Stop the next one before it starts

Getting the account back is the urgent half. The lasting half is closing the back door that let this happen: account recovery. A strong password and two-step verification guard the login, but a "forgot password" flow aimed at a weak recovery channel walks straight past both. Our guide to the recovery gap explains the mechanics, and the email security guide covers the five moves that actually matter. If you want the back door watched for you, that is exactly what SAFE2RECOVER does: we hold and guard the recovery mail for your important accounts, so a reset you did not ask for gets stopped before it lands. Get protected, there is no card required to start.

Frequently asked questions

The hacker changed the email on my Facebook account. Can I still get it back?

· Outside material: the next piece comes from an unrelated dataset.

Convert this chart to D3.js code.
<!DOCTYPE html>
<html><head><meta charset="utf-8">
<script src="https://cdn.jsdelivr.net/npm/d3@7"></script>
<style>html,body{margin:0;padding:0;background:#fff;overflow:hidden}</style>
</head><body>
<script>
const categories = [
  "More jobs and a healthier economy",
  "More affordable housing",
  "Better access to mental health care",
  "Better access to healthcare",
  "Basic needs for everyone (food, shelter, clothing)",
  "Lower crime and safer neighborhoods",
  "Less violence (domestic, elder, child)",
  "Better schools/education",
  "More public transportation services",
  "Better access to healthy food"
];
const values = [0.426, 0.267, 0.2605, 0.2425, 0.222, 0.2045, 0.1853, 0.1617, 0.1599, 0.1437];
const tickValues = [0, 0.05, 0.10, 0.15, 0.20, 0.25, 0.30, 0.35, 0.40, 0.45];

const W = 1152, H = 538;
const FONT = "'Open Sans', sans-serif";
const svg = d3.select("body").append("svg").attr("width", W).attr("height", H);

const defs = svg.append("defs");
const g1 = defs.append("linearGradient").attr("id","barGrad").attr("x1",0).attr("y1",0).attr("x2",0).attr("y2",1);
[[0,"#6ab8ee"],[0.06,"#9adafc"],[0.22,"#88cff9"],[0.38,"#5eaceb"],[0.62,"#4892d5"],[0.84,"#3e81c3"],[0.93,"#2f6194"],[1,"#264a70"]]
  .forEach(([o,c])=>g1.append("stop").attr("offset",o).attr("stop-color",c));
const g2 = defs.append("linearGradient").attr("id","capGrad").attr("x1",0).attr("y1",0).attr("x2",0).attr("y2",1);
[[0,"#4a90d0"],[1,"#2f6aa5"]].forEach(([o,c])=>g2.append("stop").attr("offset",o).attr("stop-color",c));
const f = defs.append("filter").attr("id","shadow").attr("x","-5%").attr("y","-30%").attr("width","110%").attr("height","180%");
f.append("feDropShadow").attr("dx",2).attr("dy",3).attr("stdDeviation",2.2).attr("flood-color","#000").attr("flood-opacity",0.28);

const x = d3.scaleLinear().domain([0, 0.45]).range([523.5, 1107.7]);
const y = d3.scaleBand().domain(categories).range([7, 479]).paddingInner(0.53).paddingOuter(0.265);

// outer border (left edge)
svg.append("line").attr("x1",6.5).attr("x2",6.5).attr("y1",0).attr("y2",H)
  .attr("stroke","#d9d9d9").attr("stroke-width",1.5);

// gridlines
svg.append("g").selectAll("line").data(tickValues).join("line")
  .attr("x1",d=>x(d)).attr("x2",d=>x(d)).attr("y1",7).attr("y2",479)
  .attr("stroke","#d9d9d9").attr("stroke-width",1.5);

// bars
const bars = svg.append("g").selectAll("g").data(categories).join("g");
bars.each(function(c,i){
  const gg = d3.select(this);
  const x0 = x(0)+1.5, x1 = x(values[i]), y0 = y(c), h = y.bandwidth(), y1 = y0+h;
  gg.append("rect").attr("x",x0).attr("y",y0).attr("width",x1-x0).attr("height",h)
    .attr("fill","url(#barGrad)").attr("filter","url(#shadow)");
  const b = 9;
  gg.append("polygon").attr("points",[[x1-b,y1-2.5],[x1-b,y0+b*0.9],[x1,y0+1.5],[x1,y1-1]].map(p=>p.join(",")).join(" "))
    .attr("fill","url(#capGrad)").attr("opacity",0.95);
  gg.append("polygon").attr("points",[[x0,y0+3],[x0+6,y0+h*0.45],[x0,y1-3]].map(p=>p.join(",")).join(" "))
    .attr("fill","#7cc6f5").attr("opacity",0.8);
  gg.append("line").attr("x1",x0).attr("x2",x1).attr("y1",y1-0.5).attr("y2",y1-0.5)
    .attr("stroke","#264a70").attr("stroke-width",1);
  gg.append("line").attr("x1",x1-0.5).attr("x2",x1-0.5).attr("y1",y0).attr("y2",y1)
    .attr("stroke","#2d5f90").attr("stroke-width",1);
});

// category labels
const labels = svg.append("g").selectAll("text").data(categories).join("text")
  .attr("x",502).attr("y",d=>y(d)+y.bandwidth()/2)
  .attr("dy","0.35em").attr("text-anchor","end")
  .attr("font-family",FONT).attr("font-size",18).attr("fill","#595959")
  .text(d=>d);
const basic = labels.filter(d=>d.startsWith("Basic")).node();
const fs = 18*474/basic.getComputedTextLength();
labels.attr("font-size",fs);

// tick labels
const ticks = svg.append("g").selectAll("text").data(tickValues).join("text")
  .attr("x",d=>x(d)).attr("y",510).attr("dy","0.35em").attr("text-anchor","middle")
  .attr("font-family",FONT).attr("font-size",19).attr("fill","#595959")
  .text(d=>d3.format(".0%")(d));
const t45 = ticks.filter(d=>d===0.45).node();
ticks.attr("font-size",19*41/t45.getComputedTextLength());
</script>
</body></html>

Usually yes. Facebook emails the old address when the account email changes, and that notice contains a link to reverse the change and secure the account. Search the inbox of your old address for recent mail from Facebook and act on it quickly. Separately, facebook.com/hacked can identify the account by your name, phone number or friends even after the email was swapped.

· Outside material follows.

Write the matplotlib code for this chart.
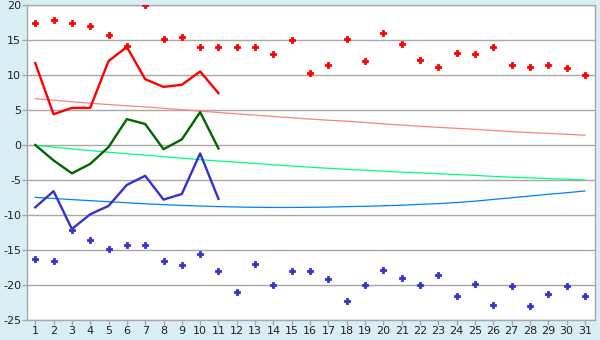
import matplotlib
matplotlib.use("Agg")
import matplotlib.pyplot as plt

plt.rcParams['axes.unicode_minus'] = False

days = list(range(1, 32))

# max markers (red) and min markers (blue)
maxPoints = [17.5, 17.9, 17.4, 17.0, 15.7, 14.2, 20.0, 15.1, 15.5, 14.0,
             14.0, 14.0, 14.0, 13.0, 15.0, 10.3, 11.4, 15.2, 12.0, 16.0,
             14.5, 12.2, 11.2, 13.1, 13.0, 14.0, 11.4, 11.1, 11.4, 10.95, 10.0]
minPoints = [-16.3, -16.6, -12.1, -13.6, -14.8, -14.3, -14.3, -16.5, -17.2, -15.6,
             -18.05, -21.0, -17.0, -20.0, -18.05, -18.05, -19.2, -22.3, -20.0, -17.8,
             -19.0, -20.0, -18.6, -21.6, -19.8, -22.8, -20.2, -23.0, -21.3, -20.2, -21.6]

# lines for days 1..11
lineDays = list(range(1, 12))
redLine = [11.7, 4.4, 5.3, 5.3, 12.0, 14.0, 9.4, 8.3, 8.6, 10.5, 7.4]
greenLine = [0.0, -2.2, -4.05, -2.7, -0.3, 3.7, 3.0, -0.6, 0.8, 4.7, -0.5]
blueLine = [-8.9, -6.6, -12.0, -9.9, -8.7, -5.7, -4.4, -7.8, -7.0, -1.2, -7.7]

# trend lines
redTrend = [6.62, 6.40, 6.18, 5.97, 5.78, 5.60, 5.44, 5.25, 5.05, 4.84,
            4.65, 4.45, 4.27, 4.08, 3.90, 3.70, 3.54, 3.40, 3.22, 3.02,
            2.85, 2.68, 2.52, 2.38, 2.24, 2.07, 1.90, 1.78, 1.67, 1.53, 1.40]
greenTrend = [-0.05, -0.30, -0.55, -0.80, -1.03, -1.25, -1.45, -1.65, -1.88, -2.10,
              -2.28, -2.46, -2.64, -2.82, -3.00, -3.17, -3.33, -3.47, -3.60, -3.75,
              -3.88, -3.98, -4.10, -4.22, -4.34, -4.48, -4.60, -4.70, -4.80, -4.90, -5.0]
blueTrend = [-7.48, -7.64, -7.80, -7.95, -8.10, -8.25, -8.40, -8.52, -8.63, -8.72,
             -8.80, -8.86, -8.90, -8.92, -8.92, -8.90, -8.87, -8.80, -8.76, -8.68,
             -8.60, -8.48, -8.38, -8.22, -8.02, -7.78, -7.54, -7.29, -7.04, -6.82, -6.57]

fig = plt.figure(figsize=(6, 3.4), dpi=100)
fig.patch.set_facecolor('#DAEEF6')
ax = fig.add_axes([27/600, 1-320/340, 568/600, 315/340])
ax.set_facecolor('white')

ax.plot(days, redTrend, '-', color='#FF8080', lw=0.9, zorder=3)
ax.plot(days, greenTrend, '-', color='#00FF80', lw=0.9, zorder=3)
ax.plot(days, blueTrend, '-', color='#0080FF', lw=0.9, zorder=3)

ax.plot(lineDays, redLine, '-', color='#FF0000', lw=1.7, zorder=4)
ax.plot(lineDays, greenLine, '-', color='#006600', lw=1.7, zorder=4)
ax.plot(lineDays, blueLine, '-', color='#3333CC', lw=1.7, zorder=4)

ax.plot(days, maxPoints, 'P', color='#FF0000', mec='#FF0000', ms=3.8, mew=0.6, ls='none', zorder=5)
ax.plot(days, minPoints, 'P', color='#3333CC', mec='#3333CC', ms=3.8, mew=0.6, ls='none', zorder=5)

ax.set_xlim(0.55, 31.55)
ax.set_ylim(-25, 20)
ax.set_xticks(days)
ax.set_yticks(range(-25, 21, 5))
ax.yaxis.grid(True, color='#A8A8A8', lw=1)
ax.set_axisbelow(True)
for s in ax.spines.values():
    s.set_color('#A8A8A8')
    s.set_linewidth(1)
ax.tick_params(axis='both', colors='#A8A8A8', labelcolor='#222222', labelsize=8,
               length=3.6, width=1, pad=0.5)

plt.savefig('out.png', dpi=100, facecolor=fig.get_facecolor())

Why does Facebook keep showing me someone else's partial email during recovery?

That masked address is the attacker's, now set as the account's contact. Do not send codes to it. Back out and use facebook.com/hacked instead of the plain password reset, and identify the account by your own phone number, your name, or from a device you previously used with Facebook.

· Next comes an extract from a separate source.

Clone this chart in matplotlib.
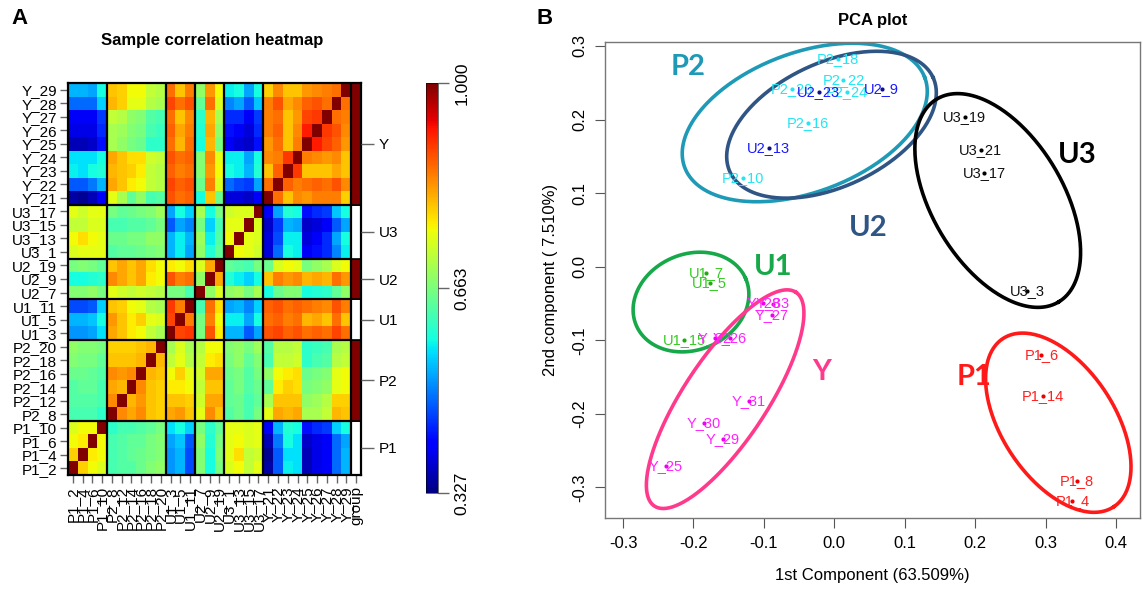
import numpy as np
import matplotlib
matplotlib.use("Agg")
import matplotlib.pyplot as plt
from matplotlib.patches import Rectangle

plt.rcParams["font.family"] = ["Liberation Sans", "DejaVu Sans"]

# ---------------- panel A data ----------------
samples = ["P1_2", "P1_4", "P1_6", "P1_10",
           "P2_8", "P2_12", "P2_14", "P2_16", "P2_18", "P2_20",
           "U1_3", "U1_5", "U1_11",
           "U2_7", "U2_9", "U2_19",
           "U3_1", "U3_13", "U3_15", "U3_17",
           "Y_21", "Y_22", "Y_23", "Y_24", "Y_25", "Y_26", "Y_27", "Y_28", "Y_29"]
group_names = ["P1", "P2", "U1", "U2", "U3", "Y"]
group_sizes = [4, 6, 3, 3, 4, 9]
group_flag = [0, 1, 0, 1, 0, 1]   # 1 = dark red cell in the "group" column

# lower triangle of the correlation matrix (row i holds columns 0..i-1)
corr_lower = [
    [],
    [0.79],
    [0.76, 0.77],
    [0.74, 0.76, 0.76],
    [0.62, 0.62, 0.62, 0.60],
    [0.63, 0.63, 0.63, 0.62, 0.84],
    [0.63, 0.64, 0.64, 0.62, 0.82, 0.81],
    [0.65, 0.65, 0.64, 0.63, 0.84, 0.83, 0.84],
    [0.67, 0.66, 0.66, 0.64, 0.80, 0.80, 0.80, 0.81],
    [0.68, 0.67, 0.67, 0.66, 0.79, 0.79, 0.79, 0.80, 0.81],
    [0.51, 0.51, 0.52, 0.56, 0.82, 0.80, 0.77, 0.76, 0.72, 0.70],
    [0.53, 0.53, 0.54, 0.58, 0.83, 0.80, 0.77, 0.79, 0.75, 0.74, 0.89],
    [0.46, 0.46, 0.47, 0.55, 0.80, 0.79, 0.76, 0.75, 0.71, 0.70, 0.90, 0.85],
    [0.67, 0.67, 0.68, 0.66, 0.75, 0.73, 0.72, 0.73, 0.72, 0.71, 0.66, 0.66, 0.62],
    [0.58, 0.58, 0.59, 0.60, 0.84, 0.82, 0.80, 0.82, 0.77, 0.76, 0.88, 0.85, 0.86, 0.68],
    [0.66, 0.67, 0.66, 0.64, 0.80, 0.82, 0.80, 0.82, 0.78, 0.76, 0.77, 0.76, 0.78, 0.74, 0.82],
    [0.74, 0.75, 0.75, 0.75, 0.63, 0.64, 0.64, 0.65, 0.66, 0.67, 0.53, 0.57, 0.52, 0.68, 0.59, 0.64],
    [0.76, 0.78, 0.76, 0.75, 0.65, 0.65, 0.66, 0.66, 0.68, 0.68, 0.53, 0.57, 0.53, 0.69, 0.57, 0.63,
     0.76],
    [0.72, 0.72, 0.74, 0.74, 0.62, 0.62, 0.63, 0.63, 0.64, 0.66, 0.47, 0.52, 0.50, 0.66, 0.55, 0.62,
     0.75, 0.75],
    [0.75, 0.73, 0.75, 0.75, 0.66, 0.64, 0.65, 0.66, 0.67, 0.69, 0.52, 0.58, 0.55, 0.70, 0.58, 0.66,
     0.73, 0.74, 0.74],
    [0.35, 0.34, 0.36, 0.40, 0.75, 0.70, 0.64, 0.68, 0.62, 0.63, 0.88, 0.86, 0.87, 0.58, 0.80, 0.65,
     0.38, 0.38, 0.37, 0.40],
    [0.47, 0.47, 0.49, 0.53, 0.82, 0.80, 0.77, 0.76, 0.72, 0.71, 0.89, 0.87, 0.88, 0.65, 0.85, 0.74,
     0.48, 0.46, 0.45, 0.52, 0.86],
    [0.57, 0.56, 0.58, 0.59, 0.81, 0.80, 0.79, 0.77, 0.72, 0.71, 0.87, 0.85, 0.86, 0.67, 0.83, 0.76,
     0.58, 0.57, 0.53, 0.59, 0.80, 0.87],
    [0.56, 0.56, 0.56, 0.58, 0.82, 0.80, 0.78, 0.78, 0.73, 0.72, 0.88, 0.86, 0.87, 0.67, 0.84, 0.75,
     0.57, 0.57, 0.52, 0.58, 0.84, 0.85, 0.90],
    [0.36, 0.36, 0.37, 0.42, 0.70, 0.68, 0.66, 0.65, 0.60, 0.60, 0.86, 0.81, 0.86, 0.58, 0.81, 0.66,
     0.40, 0.38, 0.37, 0.42, 0.83, 0.86, 0.80, 0.85],
    [0.39, 0.39, 0.39, 0.44, 0.70, 0.69, 0.67, 0.66, 0.62, 0.61, 0.87, 0.82, 0.85, 0.59, 0.82, 0.68,
     0.42, 0.40, 0.38, 0.44, 0.85, 0.87, 0.80, 0.84, 0.92],
    [0.40, 0.40, 0.40, 0.45, 0.72, 0.71, 0.68, 0.67, 0.63, 0.62, 0.86, 0.80, 0.84, 0.60, 0.81, 0.70,
     0.44, 0.44, 0.40, 0.45, 0.85, 0.86, 0.80, 0.83, 0.89, 0.90],
    [0.48, 0.48, 0.48, 0.55, 0.81, 0.79, 0.75, 0.75, 0.71, 0.70, 0.89, 0.86, 0.88, 0.64, 0.86, 0.74,
     0.50, 0.52, 0.47, 0.54, 0.85, 0.88, 0.82, 0.84, 0.87, 0.88, 0.86],
    [0.53, 0.53, 0.52, 0.58, 0.80, 0.79, 0.76, 0.76, 0.72, 0.71, 0.86, 0.80, 0.85, 0.68, 0.83, 0.76,
     0.57, 0.58, 0.52, 0.58, 0.79, 0.84, 0.80, 0.80, 0.83, 0.84, 0.85, 0.86],
]
cmin, cmax = 0.327, 1.0

# ---------------- panel B data ----------------
pca_groups = {
    "P2": (["P2_10", "P2_16", "P2_18", "P2_20", "P2_22", "P2_24"],
           [-0.130, -0.038, 0.005, -0.060, 0.013, 0.018],
           [0.120, 0.195, 0.282, 0.241, 0.254, 0.238]),
    "U2": (["U2_13", "U2_23", "U2_9"],
           [-0.093, -0.022, 0.067],
           [0.161, 0.238, 0.242]),
    "U3": (["U3_19", "U3_21", "U3_17", "U3_3"],
           [0.185, 0.208, 0.213, 0.274],
           [0.203, 0.158, 0.127, -0.033]),
    "U1": (["U1_7", "U1_5", "U1_15"],
           [-0.182, -0.177, -0.213],
           [-0.008, -0.022, -0.100]),
    "Y": (["Y_28", "Y_33", "Y_27", "Y_32", "Y_26", "Y_31", "Y_30", "Y_29", "Y_25"],
          [-0.101, -0.087, -0.089, -0.170, -0.148, -0.121, -0.185, -0.158, -0.239],
          [-0.049, -0.050, -0.065, -0.097, -0.097, -0.182, -0.212, -0.234, -0.271]),
    "P1": (["P1_6", "P1_14", "P1_8", "P1_4"],
           [0.294, 0.296, 0.344, 0.338],
           [-0.120, -0.176, -0.291, -0.318]),
}
point_colors = {"P2": "#22e6f2", "U2": "#1a1aff", "U3": "#111111",
                "U1": "#33cc22", "Y": "#ff22ff", "P1": "#ff2020"}
dot_colors = {"P2": "#22e6f2", "U2": "#10108a", "U3": "#000000",
              "U1": "#22aa11", "Y": "#ee00ee", "P1": "#ee0000"}
ring_colors = {"P2": "#1e9ab6", "U2": "#2f5585", "U3": "#000000",
               "U1": "#17a84a", "Y": "#ff3a8c", "P1": "#ff1a1a"}
# ellipse: centre (data), semi axes (x-data units), screen angle in degrees
rings = {
    "P2": (-0.042, 0.196, 0.182, 0.099, 20.5),
    "U2": (-0.004, 0.193, 0.159, 0.088, 25.0),
    "U3": (0.232, 0.090, 0.168, 0.093, -59.0),
    "U1": (-0.2035, -0.048, 0.0845, 0.068, 23.0),
    "Y": (-0.155, -0.180, 0.182, 0.059, 56.5),
    "P1": (0.318, -0.212, 0.143, 0.080, -56.6),
}
ring_labels = {"P2": (-0.208, 0.271), "U2": (0.0475, 0.053), "U3": (0.345, 0.152),
               "U1": (-0.087, -0.001), "Y": (-0.018, -0.143), "P1": (0.199, -0.150)}

# ---------------- figure ----------------
W, H = 1143, 595
fig = plt.figure(figsize=(W / 100, H / 100), dpi=100)

n = len(samples)
corr = np.eye(n)
for i, row in enumerate(corr_lower):
    for j, v in enumerate(row):
        corr[i, j] = v
        corr[j, i] = v

axA = fig.add_axes([68 / W, 1 - 475 / H, 293 / W, 392 / H])
mesh = axA.pcolormesh(np.arange(n + 1), np.arange(n + 1), corr, cmap="jet",
                      vmin=cmin, vmax=cmax)
axA.set_xlim(0, n + 1)
axA.set_ylim(0, n)

bounds = np.cumsum([0] + group_sizes)
for b in bounds[1:-1]:
    axA.plot([0, n], [b, b], color="black", lw=1.6)
    axA.plot([b, b], [0, n], color="black", lw=1.6)
axA.plot([n, n], [0, n], color="black", lw=1.6)
for k in range(len(group_names)):
    fc = "#800000" if group_flag[k] else "white"
    axA.add_patch(Rectangle((n, bounds[k]), 1, group_sizes[k], facecolor=fc,
                            edgecolor="black", lw=1.2))
for s in axA.spines.values():
    s.set_linewidth(1.6)

axA.set_yticks(np.arange(n) + 0.5)
axA.set_yticklabels(samples, fontsize=11)
axA.set_xticks(np.arange(n + 1) + 0.5)
axA.set_xticklabels(samples + ["group"], rotation=90, fontsize=11)
axA.tick_params(axis="both", length=6, color="#666666", width=1.0, pad=2)

axG = axA.twinx()
axG.set_ylim(0, n)
axG.set_yticks(bounds[:-1] + np.array(group_sizes) / 2)
axG.set_yticklabels(group_names, fontsize=11)
axG.tick_params(axis="y", length=9, color="#666666", width=1.0, pad=4)
for s in axG.spines.values():
    s.set_visible(False)

fig.text(212 / W, 1 - 40 / H, "Sample correlation heatmap", fontsize=12,
         fontweight="bold", ha="center", va="center")

cax = fig.add_axes([426 / W, 1 - 493 / H, 12 / W, 410 / H])
cb = fig.colorbar(mesh, cax=cax)
cb.set_ticks([cmin, (cmin + cmax) / 2, cmax])
cb.set_ticklabels(["%.3f" % cmin, "%.3f" % ((cmin + cmax) / 2), "%.3f" % cmax])
cb.outline.set_linewidth(0.4)
cax.tick_params(length=8, color="#666666", width=1.0, labelsize=12.5, pad=4)
for t in cax.get_yticklabels():
    t.set_rotation(90)
    t.set_va("center")

fig.text(20 / W, 1 - 18 / H, "A", fontsize=16, fontweight="bold", ha="center", va="center")
fig.text(545 / W, 1 - 18 / H, "B", fontsize=16, fontweight="bold", ha="center", va="center")

# ---------------- PCA ----------------
axB = fig.add_axes([605 / W, 1 - 518 / H, 535 / W, 476 / H])
xlim = (-0.3256, 0.434)
ylim = (-0.3415, 0.3054)
axB.set_xlim(*xlim)
axB.set_ylim(*ylim)
ratio = (535 / (xlim[1] - xlim[0])) / (476 / (ylim[1] - ylim[0]))

t = np.linspace(0, 2 * np.pi, 300)
for g, (cx, cy, a, b, ang) in rings.items():
    th = np.deg2rad(ang)
    ex = cx + a * np.cos(t) * np.cos(th) - b * np.sin(t) * np.sin(th)
    ey = cy + (a * np.cos(t) * np.sin(th) + b * np.sin(t) * np.cos(th)) * ratio
    axB.plot(ex, ey, color=ring_colors[g], lw=2.6, zorder=2)

for g, (names, xs, ys) in pca_groups.items():
    axB.scatter(xs, ys, s=9, color=dot_colors[g], zorder=3, linewidths=0)
    for nm, x, y in zip(names, xs, ys):
        axB.text(x, y, nm, color=point_colors[g], fontsize=10.5, ha="center",
                 va="center", zorder=4)

for g, (x, y) in ring_labels.items():
    axB.text(x, y, g, color=ring_colors[g], fontsize=21, fontweight="bold",
             family=["Lato", "DejaVu Sans"], ha="center", va="center")

axB.set_xticks(np.arange(-0.3, 0.41, 0.1))
axB.set_xticklabels(["%.1f" % v for v in np.arange(-0.3, 0.41, 0.1)])
axB.set_yticks(np.arange(-0.3, 0.31, 0.1))
axB.set_yticklabels(["%.1f" % v for v in np.arange(-0.3, 0.31, 0.1)], rotation=90,
                    va="center")
axB.tick_params(length=7, color="#555555", labelsize=12, pad=6)
for s in axB.spines.values():
    s.set_color("#777777")
    s.set_linewidth(1.0)
axB.set_xlabel("1st Component (63.509%)", fontsize=12, labelpad=12)
axB.set_ylabel("2nd component ( 7.510%)", fontsize=12, labelpad=10)
axB.set_title("PCA plot", fontsize=12, fontweight="bold", pad=12)

fig.savefig("out.png", dpi=100)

What should I check after getting my Facebook account back?

Log out all sessions you do not recognise, remove any email address or phone number that is not yours, and turn on two-factor authentication with an authenticator app. Then check things attackers monetise: pages you manage, ad accounts and saved payment methods, and remove anything they added. Finally check linked accounts in Accounts Centre, especially Instagram.

Someone made a fake account pretending to be me. Is that the same problem?

No. Impersonation is a separate report, you can report a fake profile from that profile's page. The hacked flow is for when your real account is accessed or controlled by someone else. If both happened, deal with the takeover first, the real account is the more valuable target.